Pakistani authorities
have restored access to the social media website Twitter, hours after blocking
it for messages deemed "offensive to Islam". No clear reason was given for the ban, which
came into force shortly after Interior Minister Rehman Malik said there were no
plans to block Twitter. Correspondents say it appeared to stem from tweets
about a 2010 competition on Facebook to submit images of the Prophet Muhammad. Islam
forbids images of the prophet. The Pakistan Telecommunications Authority (PTA)

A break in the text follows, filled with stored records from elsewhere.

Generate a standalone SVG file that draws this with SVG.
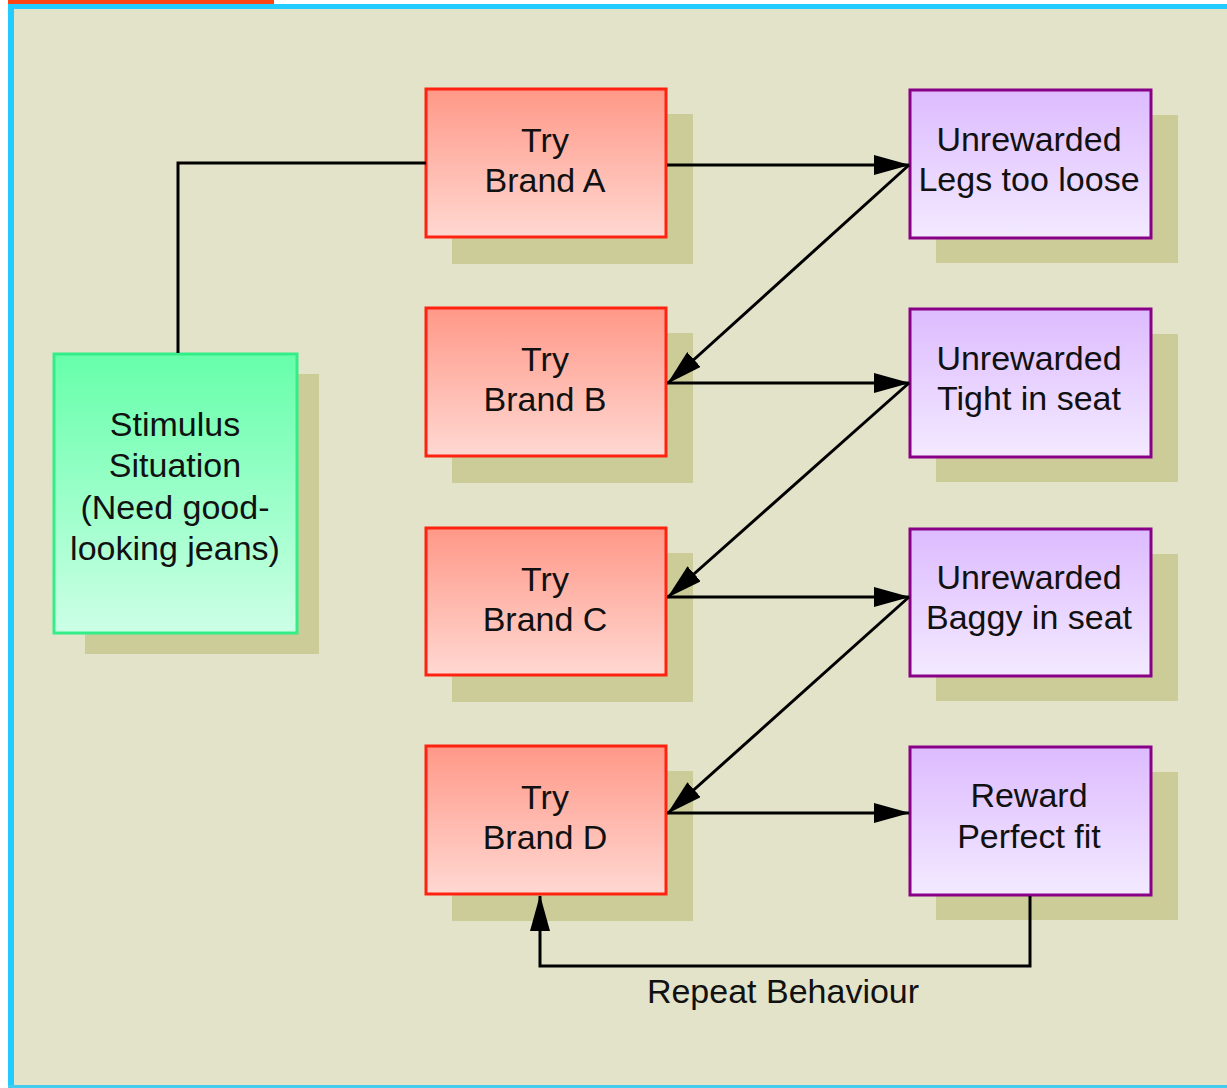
<svg xmlns="http://www.w3.org/2000/svg" width="1227" height="1088" viewBox="0 0 1227 1088">
  <style>
    .t { font-family: "Liberation Sans", Arial, sans-serif; font-size: 34px; fill: #111; text-anchor: middle; }
    .shadow { fill: #CCCC99; }
    .red { fill: url(#gRed); stroke: #FF2211; stroke-width: 3; }
    .grn { fill: url(#gGrn); stroke: #33EE88; stroke-width: 3; }
    .pur { fill: url(#gPur); stroke: #880088; stroke-width: 3; }
    .conn { fill: none; stroke: #000; stroke-width: 3; }
  </style>
  <defs>
    <linearGradient id="gRed" x1="0" y1="0" x2="0" y2="1">
      <stop offset="0" stop-color="#FF9888"/>
      <stop offset="1" stop-color="#FFD8D2"/>
    </linearGradient>
    <linearGradient id="gGrn" x1="0" y1="0" x2="0" y2="1">
      <stop offset="0" stop-color="#66FFAA"/>
      <stop offset="1" stop-color="#CCFFE6"/>
    </linearGradient>
    <linearGradient id="gPur" x1="0" y1="0" x2="0" y2="1">
      <stop offset="0" stop-color="#DDBBFF"/>
      <stop offset="1" stop-color="#F3EAFF"/>
    </linearGradient>
    <marker id="arr" viewBox="0 0 36 20" refX="35" refY="10" markerWidth="36" markerHeight="20" orient="auto" markerUnits="userSpaceOnUse">
      <path d="M0,0 L36,10 L0,20 z" fill="#000"/>
    </marker>
  </defs>

  <rect x="0" y="0" width="1227" height="1088" fill="#FFFFFF"/>
  <rect x="8" y="4" width="1219" height="1084" fill="#E3E3C9"/>
  <rect x="8" y="4" width="6" height="1084" fill="#22CCFF"/>
  <rect x="8" y="4" width="1219" height="5" fill="#22CCFF"/>
  <rect x="8" y="1085" width="1219" height="3" fill="#44CCEE"/>
  <rect x="8" y="0" width="266" height="4" fill="#FF4411"/>

  <g id="stimulus">
    <rect class="shadow" x="85" y="374" width="234" height="280"/>
    <rect class="grn" x="54" y="354" width="243" height="279"/>
    <text class="t" x="175" y="436">Stimulus</text>
    <text class="t" x="175" y="477">Situation</text>
    <text class="t" x="175" y="519">(Need good-</text>
    <text class="t" x="175" y="560">looking jeans)</text>
  </g>

  <g id="brandA">
    <rect class="shadow" x="452" y="114" width="241" height="150"/>
    <rect class="red" x="426" y="89" width="240" height="148"/>
    <text class="t" x="545" y="152">Try</text>
    <text class="t" x="545" y="192">Brand A</text>
  </g>
  <g id="brandB">
    <rect class="shadow" x="452" y="333" width="241" height="150"/>
    <rect class="red" x="426" y="308" width="240" height="148"/>
    <text class="t" x="545" y="371">Try</text>
    <text class="t" x="545" y="411">Brand B</text>
  </g>
  <g id="brandC">
    <rect class="shadow" x="452" y="553" width="241" height="149"/>
    <rect class="red" x="426" y="528" width="240" height="147"/>
    <text class="t" x="545" y="591">Try</text>
    <text class="t" x="545" y="631">Brand C</text>
  </g>
  <g id="brandD">
    <rect class="shadow" x="452" y="771" width="241" height="150"/>
    <rect class="red" x="426" y="746" width="240" height="148"/>
    <text class="t" x="545" y="809">Try</text>
    <text class="t" x="545" y="849">Brand D</text>
  </g>

  <g id="legsLoose">
    <rect class="shadow" x="936" y="115" width="242" height="148"/>
    <rect class="pur" x="910" y="90" width="241" height="148"/>
    <text class="t" x="1029" y="151">Unrewarded</text>
    <text class="t" x="1029" y="191">Legs too loose</text>
  </g>
  <g id="tightSeat">
    <rect class="shadow" x="936" y="334" width="242" height="148"/>
    <rect class="pur" x="910" y="309" width="241" height="148"/>
    <text class="t" x="1029" y="370">Unrewarded</text>
    <text class="t" x="1029" y="410">Tight in seat</text>
  </g>
  <g id="baggySeat">
    <rect class="shadow" x="936" y="554" width="242" height="147"/>
    <rect class="pur" x="910" y="529" width="241" height="147"/>
    <text class="t" x="1029" y="589">Unrewarded</text>
    <text class="t" x="1029" y="629">Baggy in seat</text>
  </g>
  <g id="reward">
    <rect class="shadow" x="936" y="772" width="242" height="148"/>
    <rect class="pur" x="910" y="747" width="241" height="148"/>
    <text class="t" x="1029" y="807">Reward</text>
    <text class="t" x="1029" y="848">Perfect fit</text>
  </g>

  <g id="connectors">
    <polyline class="conn" points="178,353 178,163 426,163"/>
    <line class="conn" x1="667" y1="165" x2="909" y2="165" marker-end="url(#arr)"/>
    <line class="conn" x1="909" y1="165" x2="668" y2="383" marker-end="url(#arr)"/>
    <line class="conn" x1="667" y1="383" x2="909" y2="383" marker-end="url(#arr)"/>
    <line class="conn" x1="909" y1="383" x2="668" y2="597" marker-end="url(#arr)"/>
    <line class="conn" x1="667" y1="597" x2="909" y2="597" marker-end="url(#arr)"/>
    <line class="conn" x1="909" y1="597" x2="668" y2="813" marker-end="url(#arr)"/>
    <line class="conn" x1="667" y1="813" x2="909" y2="813" marker-end="url(#arr)"/>
    <polyline class="conn" points="1030,896 1030,966 540,966 540,896" marker-end="url(#arr)"/>
    <text class="t" x="783" y="1003">Repeat Behaviour</text>
  </g>
</svg>
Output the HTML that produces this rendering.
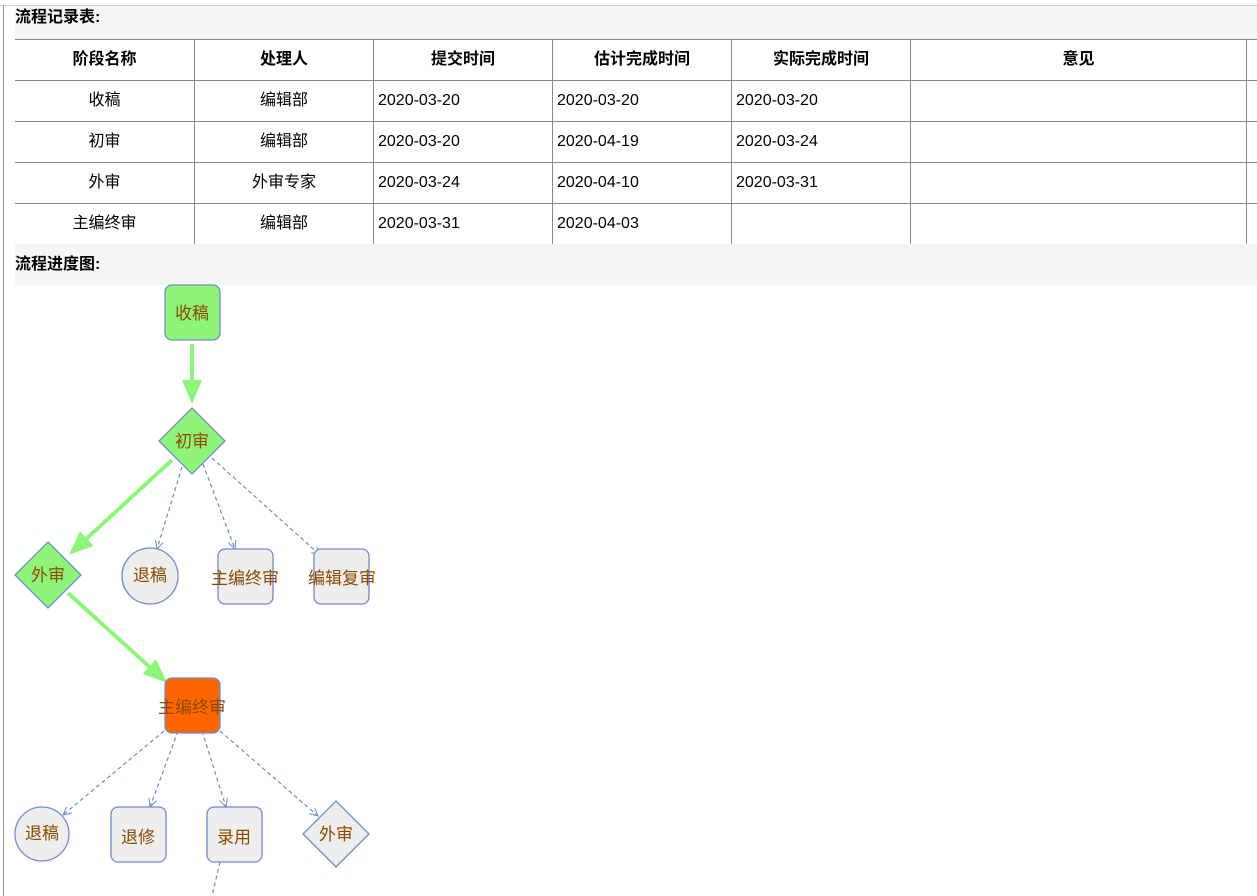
<!DOCTYPE html>
<html><head><meta charset="utf-8"><style>
body{margin:0;width:1257px;height:896px;overflow:hidden;background:#fff;font-family:"Liberation Sans","Noto Sans CJK SC",sans-serif;position:relative}
.band{position:absolute;left:15px;width:1242px;background:#f5f5f5;font-weight:bold;font-size:16px;color:#000}
table{position:absolute;left:15px;top:39px;border-collapse:collapse;font-size:16px;color:#000;table-layout:fixed}
td,th{height:40px;border:1px solid #888;padding:0;border-left:none;line-height:18px;vertical-align:middle}
td:first-child,th:first-child{border-left:none}
th{font-weight:bold;text-align:center}
td{text-align:left;padding-left:4px}
td.c{text-align:center;padding-left:0}
</style></head><body>
<div style="position:absolute;left:0;top:5px;width:1257px;height:1px;background:#ccc"></div>
<div style="position:absolute;left:3px;top:5px;width:1px;height:891px;background:#999"></div>
<div class="band" style="top:6px;height:33px;line-height:24px">流程记录表:</div>
<table>
<tr><th style="width:179px">阶段名称</th><th style="width:178px">处理人</th><th style="width:178px">提交时间</th><th style="width:178px">估计完成时间</th><th style="width:178px">实际完成时间</th><th style="width:335px">意见</th><th style="width:10px;border-right:none"></th></tr>
<tr><td class="c">收稿</td><td class="c">编辑部</td><td>2020-03-20</td><td>2020-03-20</td><td>2020-03-20</td><td></td><td style="border-right:none"></td></tr>
<tr><td class="c">初审</td><td class="c">编辑部</td><td>2020-03-20</td><td>2020-04-19</td><td>2020-03-24</td><td></td><td style="border-right:none"></td></tr>
<tr><td class="c">外审</td><td class="c">外审专家</td><td>2020-03-24</td><td>2020-04-10</td><td>2020-03-31</td><td></td><td style="border-right:none"></td></tr>
<tr><td class="c" style="border-bottom:none">主编终审</td><td class="c" style="border-bottom:none">编辑部</td><td style="border-bottom:none">2020-03-31</td><td style="border-bottom:none">2020-04-03</td><td style="border-bottom:none"></td><td style="border-bottom:none"></td><td style="border:none"></td></tr>
</table>
<div class="band" style="top:244px;height:41px;line-height:42px">流程进度图:</div>
<svg style="position:absolute;left:0;top:0" width="1257" height="896" font-family="Liberation Sans,Noto Sans CJK SC,sans-serif" font-size="17">
<defs>
<marker id="g" markerWidth="6" markerHeight="6" refX="5" refY="3" orient="auto" markerUnits="strokeWidth"><path d="M0,0.5L6,3L0,5.5z" fill="#8ef57a"/></marker>
<marker id="b" markerWidth="10" markerHeight="10" refX="9" refY="5" orient="auto" markerUnits="userSpaceOnUse"><path d="M1,1L9,5L1,9" fill="none" stroke="#6f8ccc" stroke-width="1"/></marker>
</defs>
<g stroke="#8ef57a" stroke-width="4" fill="none">
<line x1="192" y1="344" x2="192" y2="400" marker-end="url(#g)"/>
<line x1="172" y1="460" x2="72" y2="552" marker-end="url(#g)"/>
<line x1="68" y1="593" x2="164" y2="680" marker-end="url(#g)"/>
</g>
<g stroke="#6f8ccc" stroke-width="1.2" fill="none" stroke-dasharray="4,3">
<line x1="182" y1="467" x2="157" y2="549" marker-end="url(#b)"/>
<line x1="203" y1="464" x2="235" y2="549" marker-end="url(#b)"/>
<line x1="212" y1="458" x2="320" y2="555" marker-end="url(#b)"/>
<line x1="164" y1="731" x2="63" y2="815" marker-end="url(#b)"/>
<line x1="178" y1="731" x2="150" y2="807" marker-end="url(#b)"/>
<line x1="202" y1="731" x2="226" y2="807" marker-end="url(#b)"/>
<line x1="220" y1="731" x2="318" y2="816" marker-end="url(#b)"/>
<line x1="220" y1="862" x2="212" y2="896"/>
</g>
<g stroke="#6f8ccc" stroke-width="1.3">
<rect x="165" y="285" width="55" height="55" rx="7" fill="#8ef57a"/>
<polygon points="192,408 225,441 192,474 159,441" fill="#8ef57a"/>
<polygon points="48,542 81,575 48,608 15,575" fill="#8ef57a"/>
<circle cx="150" cy="576" r="28" fill="#eeeeee"/>
<rect x="218" y="549" width="55" height="55" rx="7" fill="#eeeeee"/>
<rect x="314" y="549" width="55" height="55" rx="7" fill="#eeeeee"/>
<rect x="165" y="678" width="55" height="55" rx="7" fill="#ff6600"/>
<circle cx="42" cy="834" r="27" fill="#eeeeee"/>
<rect x="111" y="807" width="55" height="55" rx="7" fill="#eeeeee"/>
<rect x="207" y="807" width="55" height="55" rx="7" fill="#eeeeee"/>
<polygon points="336,801 369,834 336,867 303,834" fill="#eeeeee"/>
</g>
<g fill="#8b4a00" text-anchor="middle">
<text x="192" y="319">收稿</text>
<text x="192" y="447">初审</text>
<text x="48" y="581">外审</text>
<text x="150" y="581">退稿</text>
<text x="245" y="584">主编终审</text>
<text x="342" y="584">编辑复审</text>
<text x="192" y="713">主编终审</text>
<text x="42" y="839">退稿</text>
<text x="138" y="843">退修</text>
<text x="234" y="843">录用</text>
<text x="336" y="840">外审</text>
</g>
</svg>
</body></html>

lifted the ban on Sunday, about eight hours after it came into force. No reason
was given for the about-turn.
'Futile'
The ministry of
information technology had talked of "blasphemous and inflammatory
content" on Twitter. On Saturday, PTA chairman Mohammed Yaseen told the
Associated Press (AP) on Saturday that Twitter was blocked after it refused to
remove the material. A few hours earlier, Mr. Malik had tweeted: "Dear all, I assure u that Twitter and
FB will continue in our country and it will not be blocked. Pl do not believe
in rumors," it said. US-based Human Rights Watch called the ban
"ill-advised, counterproductive and futile". Despite the ban, AP
reported that many people in Pakistan were still been able to access Twitter by
using software that disguises the user's location. In 2010, Pakistan blocked
access to about 1,000 websites because of the "Draw Prophet Muhammad
Day" competition on Facebook. That ban remained in place for about a
fortnight until Facebook blocked access to the controversial page in Pakistan. Over
the past year thousands of websites have been blocked without warning in
Pakistan. Pornographic sites have been targeted, as have sites that are
considered "anti-state". The BBC's World News channel was taken off
air from November 2011 until March 2012 after it broadcast something the
Pakistani establishment saw as objectionable. But while there may be those
worried about freedom of speech here, there have also been many who, in the
past, have raised their voice in support of such restrictions on the media and
internet, says the BBC's Aleem Maqbool in Islamabad.